The Christian pilgrims from all over the world to Jerusalem consider a walk along Via Dolorosa to be the most meaningful and important thing to do. This route is remembered and well known because it was taken by Jesus in between the Pilate’s condemnation, the crucifixion followed by the burial. Though Christians belonging to various denominations follow the Via Dolorosa pilgrimage, the Orthodox and Catholics especially follow this route.
Just after the religion was made legal by Constantine during the middle of the 4th century, the pilgrimage of Via Dolorosa was safe to be done. Over the past centuries this route has changed its course a plenty of times. Initially the pilgrims from the Byzantine used to follow a similar path to the modern route.
During the 8th century the route of Via Dolorosa commenced from the Garden of Gethsemane to the Mount Zion in the south and then it got doubled across the Temple Mount followed to the Holy Sepulchre. However, during the Middle Ages, the route was split into two. The Churches belonging to the east were tended to eastwards while the wests were towards the west.

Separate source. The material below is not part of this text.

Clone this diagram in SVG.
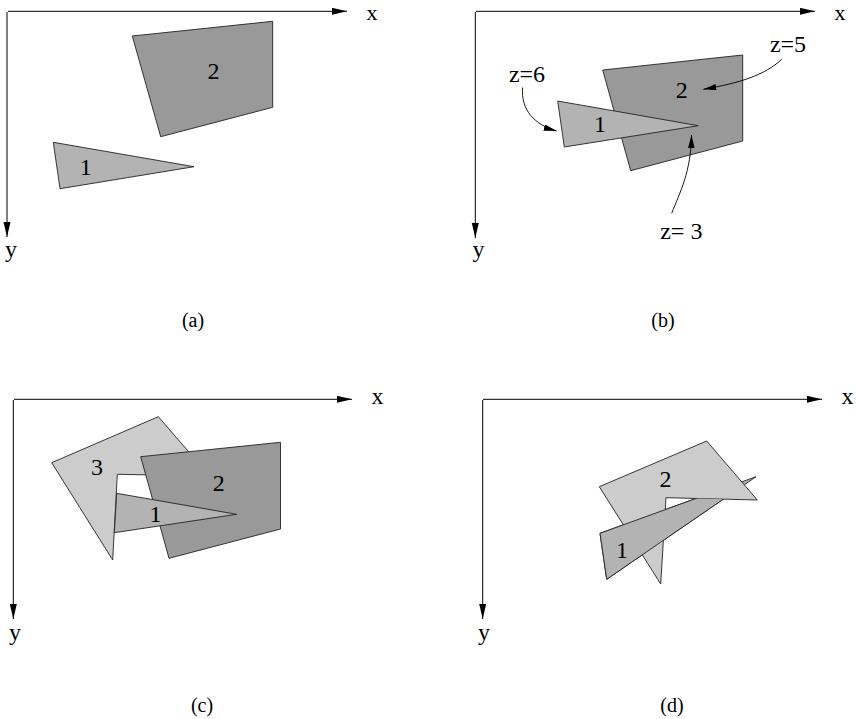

The Franciscan Route began to be followed in the 14th to the 16th century. The pilgrims proceeded from the Church of Holy Sepulchre followed by eight stations. However six more stations were added soon. The stations were increased with the tradition of fourteen stations of the Cross was emerging in Europe.
In the modern times, the main route of the pilgrimage through Via Dolorosa is nearly similar to the pilgrims of the Byzantine times. This route consists of fourteen stations. There are slight contradictions in belief and thus different pilgrims follow alternate routes through Via Dolorosa. The Dominican Catholics commence their walk from the Jaffa Gate whereas the Anglicans tend to believe that the original route was led to the Garden Tomb at the north.
Whatever be the beliefs the stations and the precise locations of the events are of less importance to the pilgrims to Via Dolorosa. The walk is of sole importance with the series of original events bestowing all through the way. Today’s Via Dolorosa starts from the Lion’s Gate which is located in the Muslim Quarter and ends up to the Christian Quarter at the Church of Holy Sepulchre. The total distance is about 500 metres with fourteen stations in between. Via Dolorosa is not ideal for prayers as the route is through several busy streets which are immensely populated with various shops, restaurant and snacks bar for the tourists and pilgrims.
All the fourteen stations in the Via Dolorosa are marked with plaque but are tough to be spot because of their small size. A Friday Procession or a walk with a guide can possibly ensure one to recognize each of the fourteen spots at Via Dolorosa. It is a good idea to prepare for the route beforehand. A forth planning will not only introduce one to the route thoroughly but also will provide a brief description upon each of the fourteen stations. The walk through Via Dolorosa is indeed the most important and essential walk for the Christian pilgrims to Jerusalem city.